C’est parce que les Juifs ont été abandonnés par les autorités de l’Etat, qu’ils sont devenus une proie pour les nazis. L’Etat français, servile valet de l’occupant allemand, s’est fait le complice de la destruction de milliers d’être humains. C’est dans ce contexte-là que des personnes, des familles, ceux que désormais on appelle les Justes, ont aidé des Juifs et particulièrement des enfants. L’identification de ces Justes a fait et continue à faire partie intégrante du travail de mémoire. Beaucoup, néanmoins, resteront sans doute anonymes.
Aujourd’hui, au terme d’une évolution à la fois politique et intellectuelle, l’existence du génocide est reconnue dans ses dimensions plurielles. Il ne relève pas de la seule histoire des Juifs mais de celle de l’humanité, à l’image de ce que ce génocide a été, un crime contre l’humanité où s’est exprimé l’abîme d’horreur et d’ignominie présent en l’Homme. Car, que ce soit ici en France, lors des arrestations et des déportations, que ce soit sur les terres d’Ukraine, que ce soit sur la rampe de Birkenau, dans le camp ou autour des chambres à gaz, toute une hiérarchie d’individus s’est manifestée, des hommes et des femmes, vils, lâches, des assassins, figures antithétiques des Justes.
Oui, les Justes ont fait du bien aux corps, aux âmes et soulagé les cœurs. Sans doute, est-ce là a posteriori un réconfort. Jamais assez puissant toutefois pour voiler le souvenir des enfants du camp de Pithiviers, ces 4 000 enfants, de tous âges, qui ont été séparés de leur mère puis déportés et assassinés durant l’été 1942 à Birkenau.
Mais quels lendemains les responsables nazis et fascistes espéraient-ils donc ? S’ils étaient parvenus à vaincre la liberté et la démocratie, qu’auraient-ils fait du génocide « accompli » ? Un triomphe peut-être ? Parce que désormais leur monde aurait été, selon leur projet initial, Judenrein – la traduction est violente, « un monde débarrassé des Juifs » ? Ou alors : auraient-ils tu le génocide à jamais ? L’auraient-ils nié comme ils l’ont fait lors des procès où plus aucun d’entre eux ne s’est avéré capable d’endosser la part prise à l’assassinat d’un peuple ?

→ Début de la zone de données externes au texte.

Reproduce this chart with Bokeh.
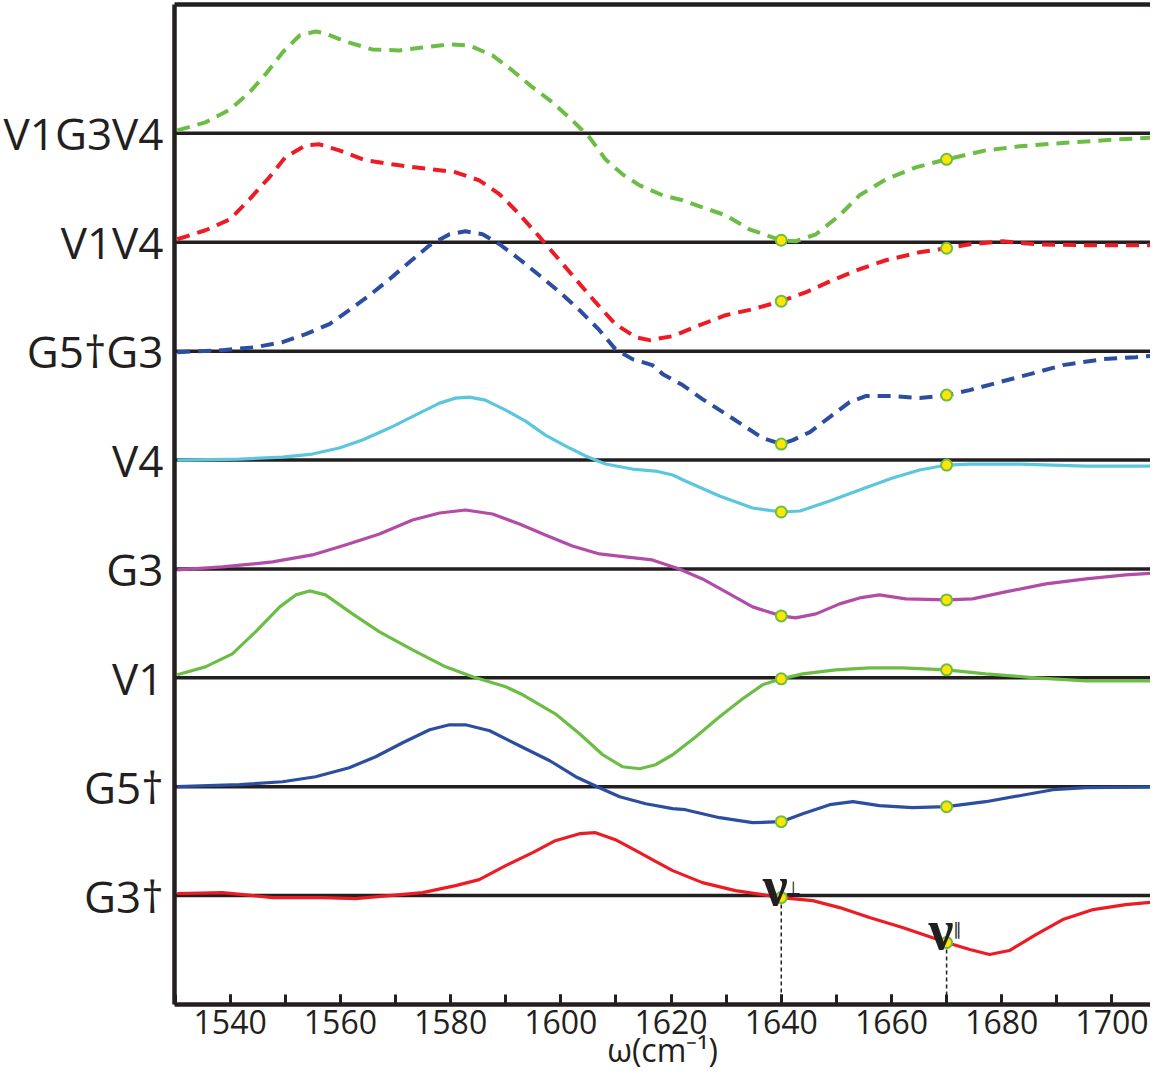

Le crime et son ampleur, les enjeux qui l’accompagnent, font que la mémoire de la Shoah continue et continuera d’être un combat. Survivants d’Auschwitz-Birkenau, si depuis 1945, nous travaillons à perpétuer la mémoire du génocide, c’est aussi pour que l’on n’oublie pas ce que l’Homme est capable de faire endurer à son semblable. Sur ce chemin, je sais que nous ne sommes pas seuls.